Annual Comprehensive Inspection

• Thermal System Overhaul: Clean or replace all filters. Check coolant chemistry and pH levels if using liquid cooling.
• Infrared (IR) Scan: This is non-negotiable. An IR camera will reveal "hot spots" at connections before they become failures. I've caught dozens of potential issues this way.
• Grounding Integrity Test: Verify the integrity of the equipment grounding. This is a cornerstone of UL and IEC safety compliance.
• Firmware Updates: Apply approved firmware updates for the BMS and PCS. These often contain crucial algorithm improvements for safety and longevity.

A Real-World Test: Lessons from a German Microgrid

Let me share a case from a project we supported in Germany. A manufacturing plant with an on-site data center had a 2 MWh LFP ESS for backup and peak shaving. Their quarterly checklist was light. During a routine service call from our local Highjoule team, an IR scan revealed a slightly elevated temperature on one DC busbar link in the PCS. The visual inspection was fine; no discoloration. The torque check, however, found it was 30% below spec.

The challenge? No current alarm, but a rising resistance point that, under a full 2C-rate backup discharge, could have overheated critically. The fix was simple: a proper re-torque. The insight? The checklist must include predictive measures (like IR scanning) alongside preventive ones (torque checks). Relying solely on the BMS alarms is reactive. For a data center, you need to be predictive.

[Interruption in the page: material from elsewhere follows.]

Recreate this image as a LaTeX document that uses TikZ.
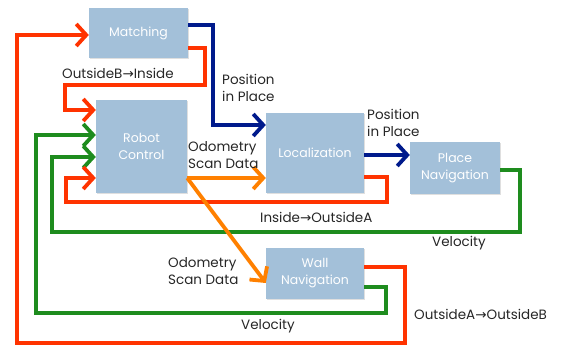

Turning a Checklist into Business Value

Implementing this disciplined approach isn't a cost center; it's an asset optimizer. Heres my expert take on the return:

• LCOE Mastery: Every cycle of degradation you postpone, every efficiency percentage point you preserve, directly lowers your cost of stored energy over the system's life.
• Risk Mitigation: It transforms your ESS from a potential single point of failure into a validated, reliable pillar of your infrastructure. It's the due diligence that satisfies the most stringent internal audit or insurance inquiry.
• Warranty & Compliance Assurance: Adherence to a rigorous checklist is often required to maintain OEM warranties. It also demonstrates proactive safety management, aligning with the operational spirit of standards like UL 9540A.

Ultimately, the most sophisticated LFP ESS container is only as good as the care it receives. The question isn't whether you can afford the time for a maintenance checklist. It's whether you can afford the downtime without one. What's the one item on your current protocol you'd want to double-check right now?